WHAT IS EXPECTED →
Working from the top of the listing below, retype each line through the line containing "Y_TICKS = [100, 120, 140, 160, 180, 200, 220, 240]", both included, with no pictures.

Rows from a dataset of charts and code
········

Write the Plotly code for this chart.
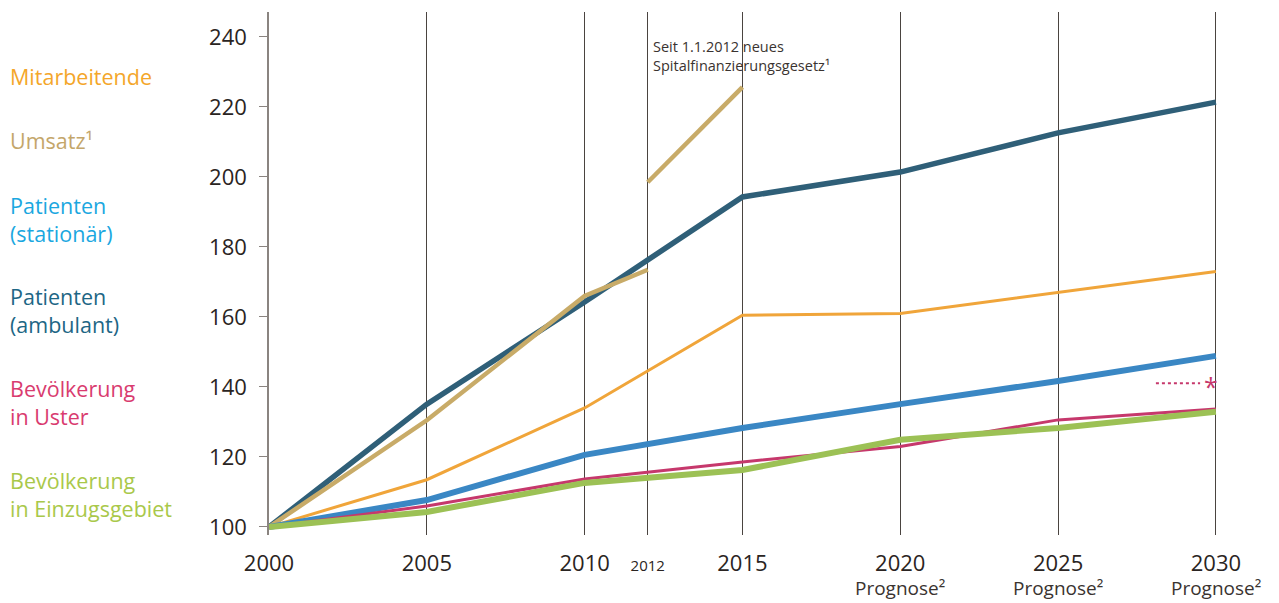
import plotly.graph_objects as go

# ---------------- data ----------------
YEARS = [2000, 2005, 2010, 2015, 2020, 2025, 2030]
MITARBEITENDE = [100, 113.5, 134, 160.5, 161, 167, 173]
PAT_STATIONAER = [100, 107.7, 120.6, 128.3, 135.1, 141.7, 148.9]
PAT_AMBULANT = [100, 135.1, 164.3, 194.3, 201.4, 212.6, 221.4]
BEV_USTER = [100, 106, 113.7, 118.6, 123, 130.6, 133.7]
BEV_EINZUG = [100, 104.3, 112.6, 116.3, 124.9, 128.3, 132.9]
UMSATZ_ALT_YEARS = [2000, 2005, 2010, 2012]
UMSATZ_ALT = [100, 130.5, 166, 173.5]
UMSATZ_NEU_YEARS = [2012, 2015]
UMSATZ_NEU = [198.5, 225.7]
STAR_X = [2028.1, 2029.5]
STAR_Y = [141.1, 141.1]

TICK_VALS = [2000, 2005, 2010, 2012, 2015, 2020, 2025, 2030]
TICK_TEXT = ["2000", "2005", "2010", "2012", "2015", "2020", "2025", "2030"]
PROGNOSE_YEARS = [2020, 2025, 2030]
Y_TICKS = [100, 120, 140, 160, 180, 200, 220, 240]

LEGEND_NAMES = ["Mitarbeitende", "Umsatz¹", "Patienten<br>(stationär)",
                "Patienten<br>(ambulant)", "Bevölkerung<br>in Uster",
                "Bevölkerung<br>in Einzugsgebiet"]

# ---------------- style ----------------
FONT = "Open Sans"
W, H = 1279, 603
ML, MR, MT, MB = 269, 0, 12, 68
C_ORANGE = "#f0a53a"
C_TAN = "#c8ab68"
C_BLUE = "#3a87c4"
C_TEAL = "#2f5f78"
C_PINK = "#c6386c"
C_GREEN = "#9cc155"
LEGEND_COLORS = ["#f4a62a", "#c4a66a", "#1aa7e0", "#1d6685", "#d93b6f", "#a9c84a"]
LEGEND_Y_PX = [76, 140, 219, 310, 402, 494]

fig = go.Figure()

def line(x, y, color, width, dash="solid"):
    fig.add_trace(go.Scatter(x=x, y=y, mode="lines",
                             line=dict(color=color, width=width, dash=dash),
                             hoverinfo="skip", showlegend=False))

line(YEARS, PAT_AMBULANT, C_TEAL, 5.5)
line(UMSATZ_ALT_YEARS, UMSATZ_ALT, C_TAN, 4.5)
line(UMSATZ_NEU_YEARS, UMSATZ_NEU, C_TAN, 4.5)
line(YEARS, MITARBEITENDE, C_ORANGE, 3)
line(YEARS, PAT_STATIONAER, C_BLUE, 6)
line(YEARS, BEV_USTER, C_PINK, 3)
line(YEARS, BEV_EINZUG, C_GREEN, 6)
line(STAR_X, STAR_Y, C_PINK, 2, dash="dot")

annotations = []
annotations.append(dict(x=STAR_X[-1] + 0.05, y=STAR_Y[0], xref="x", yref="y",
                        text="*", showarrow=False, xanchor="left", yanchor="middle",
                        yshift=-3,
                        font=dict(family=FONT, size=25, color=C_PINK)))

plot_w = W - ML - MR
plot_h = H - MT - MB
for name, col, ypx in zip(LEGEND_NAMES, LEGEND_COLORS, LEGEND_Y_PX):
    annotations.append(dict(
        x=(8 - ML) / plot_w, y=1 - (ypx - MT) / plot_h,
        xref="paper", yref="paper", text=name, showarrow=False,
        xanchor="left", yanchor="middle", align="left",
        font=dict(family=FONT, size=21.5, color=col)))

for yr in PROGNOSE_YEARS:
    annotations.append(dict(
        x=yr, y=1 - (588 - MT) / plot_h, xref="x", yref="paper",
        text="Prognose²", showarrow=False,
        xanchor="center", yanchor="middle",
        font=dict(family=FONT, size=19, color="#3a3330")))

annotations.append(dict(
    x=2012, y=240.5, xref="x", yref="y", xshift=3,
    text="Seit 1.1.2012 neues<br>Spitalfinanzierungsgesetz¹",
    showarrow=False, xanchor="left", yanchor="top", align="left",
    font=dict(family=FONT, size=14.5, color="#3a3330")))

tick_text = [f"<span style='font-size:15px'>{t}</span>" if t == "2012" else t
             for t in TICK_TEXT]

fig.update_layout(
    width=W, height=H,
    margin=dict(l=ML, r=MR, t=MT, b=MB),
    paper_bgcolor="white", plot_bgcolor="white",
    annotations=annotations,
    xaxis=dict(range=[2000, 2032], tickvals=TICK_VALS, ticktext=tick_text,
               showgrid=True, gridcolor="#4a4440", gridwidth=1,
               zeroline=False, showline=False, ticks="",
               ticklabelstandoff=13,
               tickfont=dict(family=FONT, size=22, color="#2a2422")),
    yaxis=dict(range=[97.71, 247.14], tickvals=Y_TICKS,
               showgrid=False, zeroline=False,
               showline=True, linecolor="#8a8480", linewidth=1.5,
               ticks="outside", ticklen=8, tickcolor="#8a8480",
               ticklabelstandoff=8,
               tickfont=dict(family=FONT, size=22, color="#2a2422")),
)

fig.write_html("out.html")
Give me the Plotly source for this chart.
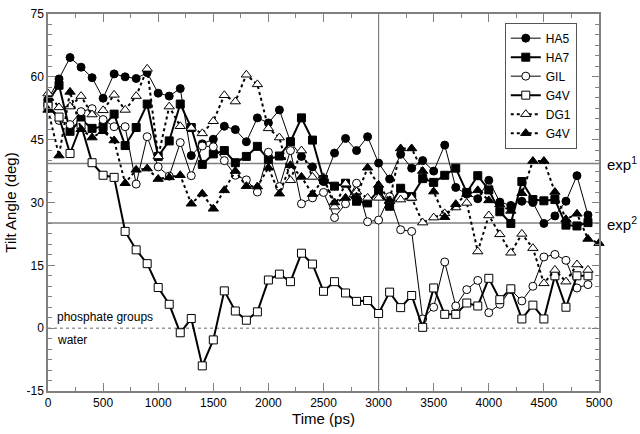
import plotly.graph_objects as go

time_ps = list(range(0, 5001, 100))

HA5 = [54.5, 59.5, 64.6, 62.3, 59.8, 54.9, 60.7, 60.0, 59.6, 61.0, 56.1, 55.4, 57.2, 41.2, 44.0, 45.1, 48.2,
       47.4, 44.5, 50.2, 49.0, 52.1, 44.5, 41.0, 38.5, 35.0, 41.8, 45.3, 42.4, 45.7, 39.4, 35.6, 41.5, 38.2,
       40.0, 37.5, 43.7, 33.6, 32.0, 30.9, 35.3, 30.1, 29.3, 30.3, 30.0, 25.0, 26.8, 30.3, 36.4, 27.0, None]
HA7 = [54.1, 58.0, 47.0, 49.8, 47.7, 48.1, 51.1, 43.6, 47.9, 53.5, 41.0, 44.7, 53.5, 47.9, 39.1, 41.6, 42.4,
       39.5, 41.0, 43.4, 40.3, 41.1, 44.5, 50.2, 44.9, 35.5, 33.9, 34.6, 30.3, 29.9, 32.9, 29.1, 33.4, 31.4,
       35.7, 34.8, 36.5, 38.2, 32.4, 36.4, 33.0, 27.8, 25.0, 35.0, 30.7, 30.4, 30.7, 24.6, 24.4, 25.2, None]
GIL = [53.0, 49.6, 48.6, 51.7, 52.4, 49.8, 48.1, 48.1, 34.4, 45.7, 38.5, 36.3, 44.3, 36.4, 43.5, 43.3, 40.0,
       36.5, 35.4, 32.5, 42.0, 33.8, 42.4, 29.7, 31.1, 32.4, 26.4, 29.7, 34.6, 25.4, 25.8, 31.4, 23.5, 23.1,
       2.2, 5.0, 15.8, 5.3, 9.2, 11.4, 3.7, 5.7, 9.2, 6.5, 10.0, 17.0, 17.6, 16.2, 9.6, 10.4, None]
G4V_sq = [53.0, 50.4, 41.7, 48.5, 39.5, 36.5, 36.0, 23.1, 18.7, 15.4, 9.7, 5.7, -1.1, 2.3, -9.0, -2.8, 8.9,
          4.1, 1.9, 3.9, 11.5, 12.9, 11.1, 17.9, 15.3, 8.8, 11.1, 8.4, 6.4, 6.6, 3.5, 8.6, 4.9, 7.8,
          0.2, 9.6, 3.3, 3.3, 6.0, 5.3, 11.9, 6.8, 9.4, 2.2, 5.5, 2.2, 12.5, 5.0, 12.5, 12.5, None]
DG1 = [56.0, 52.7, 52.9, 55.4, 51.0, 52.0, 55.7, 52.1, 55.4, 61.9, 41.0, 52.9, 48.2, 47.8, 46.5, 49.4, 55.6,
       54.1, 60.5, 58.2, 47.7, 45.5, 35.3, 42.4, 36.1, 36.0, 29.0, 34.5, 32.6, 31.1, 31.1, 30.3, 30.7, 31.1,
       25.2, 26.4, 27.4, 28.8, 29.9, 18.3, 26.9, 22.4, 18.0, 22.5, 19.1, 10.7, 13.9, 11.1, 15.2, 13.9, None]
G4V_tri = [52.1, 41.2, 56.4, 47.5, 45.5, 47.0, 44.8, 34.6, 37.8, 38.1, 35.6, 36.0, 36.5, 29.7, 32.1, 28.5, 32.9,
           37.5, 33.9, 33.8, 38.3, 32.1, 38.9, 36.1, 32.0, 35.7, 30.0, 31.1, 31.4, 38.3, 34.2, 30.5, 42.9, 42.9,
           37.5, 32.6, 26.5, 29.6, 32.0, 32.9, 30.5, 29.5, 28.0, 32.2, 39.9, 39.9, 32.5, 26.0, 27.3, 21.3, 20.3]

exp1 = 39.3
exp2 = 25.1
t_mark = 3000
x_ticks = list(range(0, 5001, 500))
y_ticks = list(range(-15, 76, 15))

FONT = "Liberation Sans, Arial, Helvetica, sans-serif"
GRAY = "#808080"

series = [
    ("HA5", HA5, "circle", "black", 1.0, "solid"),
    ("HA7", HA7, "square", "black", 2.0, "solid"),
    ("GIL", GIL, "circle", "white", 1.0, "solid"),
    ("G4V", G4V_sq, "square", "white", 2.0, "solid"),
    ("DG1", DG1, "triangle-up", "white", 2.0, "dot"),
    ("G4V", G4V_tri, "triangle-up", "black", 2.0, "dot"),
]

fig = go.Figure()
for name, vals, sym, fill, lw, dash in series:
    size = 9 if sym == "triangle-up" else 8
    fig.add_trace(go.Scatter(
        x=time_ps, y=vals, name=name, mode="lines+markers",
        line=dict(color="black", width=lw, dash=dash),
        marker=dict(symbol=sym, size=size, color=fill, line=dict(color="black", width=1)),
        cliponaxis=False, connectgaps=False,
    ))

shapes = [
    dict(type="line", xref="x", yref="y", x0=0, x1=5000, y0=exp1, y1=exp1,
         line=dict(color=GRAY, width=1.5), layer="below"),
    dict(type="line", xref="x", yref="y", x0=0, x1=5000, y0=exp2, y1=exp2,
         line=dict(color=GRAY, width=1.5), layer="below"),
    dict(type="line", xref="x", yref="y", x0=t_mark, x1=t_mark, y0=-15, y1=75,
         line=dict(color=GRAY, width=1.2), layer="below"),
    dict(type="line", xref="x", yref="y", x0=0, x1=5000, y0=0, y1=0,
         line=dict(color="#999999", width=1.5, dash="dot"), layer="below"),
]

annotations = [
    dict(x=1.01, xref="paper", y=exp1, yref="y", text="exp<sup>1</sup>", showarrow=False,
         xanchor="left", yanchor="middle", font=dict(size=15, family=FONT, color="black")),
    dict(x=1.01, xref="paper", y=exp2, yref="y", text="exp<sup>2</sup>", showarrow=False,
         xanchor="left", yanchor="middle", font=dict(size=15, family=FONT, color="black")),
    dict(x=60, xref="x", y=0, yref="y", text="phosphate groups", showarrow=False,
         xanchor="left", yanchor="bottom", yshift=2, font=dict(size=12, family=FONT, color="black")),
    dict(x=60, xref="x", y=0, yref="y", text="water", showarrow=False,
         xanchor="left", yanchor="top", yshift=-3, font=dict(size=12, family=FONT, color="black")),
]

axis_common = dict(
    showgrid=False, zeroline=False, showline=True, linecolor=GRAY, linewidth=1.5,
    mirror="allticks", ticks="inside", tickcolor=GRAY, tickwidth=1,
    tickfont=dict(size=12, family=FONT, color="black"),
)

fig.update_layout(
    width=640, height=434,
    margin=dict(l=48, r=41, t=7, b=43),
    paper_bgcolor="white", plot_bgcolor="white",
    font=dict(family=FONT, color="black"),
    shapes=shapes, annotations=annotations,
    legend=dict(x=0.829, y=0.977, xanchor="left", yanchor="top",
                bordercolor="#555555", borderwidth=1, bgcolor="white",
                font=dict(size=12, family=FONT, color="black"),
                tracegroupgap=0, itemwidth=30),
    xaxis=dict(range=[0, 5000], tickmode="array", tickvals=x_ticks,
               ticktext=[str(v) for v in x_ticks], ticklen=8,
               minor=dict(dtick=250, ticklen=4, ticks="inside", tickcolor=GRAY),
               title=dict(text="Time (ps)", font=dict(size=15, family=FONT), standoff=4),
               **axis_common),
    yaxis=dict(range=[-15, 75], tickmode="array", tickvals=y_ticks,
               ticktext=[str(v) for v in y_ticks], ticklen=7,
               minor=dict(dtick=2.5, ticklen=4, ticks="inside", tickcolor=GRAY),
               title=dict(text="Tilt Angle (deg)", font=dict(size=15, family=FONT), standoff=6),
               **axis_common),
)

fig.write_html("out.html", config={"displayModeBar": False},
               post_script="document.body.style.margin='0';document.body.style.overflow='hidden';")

········

EXERCISE ANSWER →
Write the Plotly code for this chart.
import plotly.graph_objects as go

# ---------------- data ----------------
YEARS = [2000, 2005, 2010, 2015, 2020, 2025, 2030]
MITARBEITENDE = [100, 113.5, 134, 160.5, 161, 167, 173]
PAT_STATIONAER = [100, 107.7, 120.6, 128.3, 135.1, 141.7, 148.9]
PAT_AMBULANT = [100, 135.1, 164.3, 194.3, 201.4, 212.6, 221.4]
BEV_USTER = [100, 106, 113.7, 118.6, 123, 130.6, 133.7]
BEV_EINZUG = [100, 104.3, 112.6, 116.3, 124.9, 128.3, 132.9]
UMSATZ_ALT_YEARS = [2000, 2005, 2010, 2012]
UMSATZ_ALT = [100, 130.5, 166, 173.5]
UMSATZ_NEU_YEARS = [2012, 2015]
UMSATZ_NEU = [198.5, 225.7]
STAR_X = [2028.1, 2029.5]
STAR_Y = [141.1, 141.1]

TICK_VALS = [2000, 2005, 2010, 2012, 2015, 2020, 2025, 2030]
TICK_TEXT = ["2000", "2005", "2010", "2012", "2015", "2020", "2025", "2030"]
PROGNOSE_YEARS = [2020, 2025, 2030]
Y_TICKS = [100, 120, 140, 160, 180, 200, 220, 240]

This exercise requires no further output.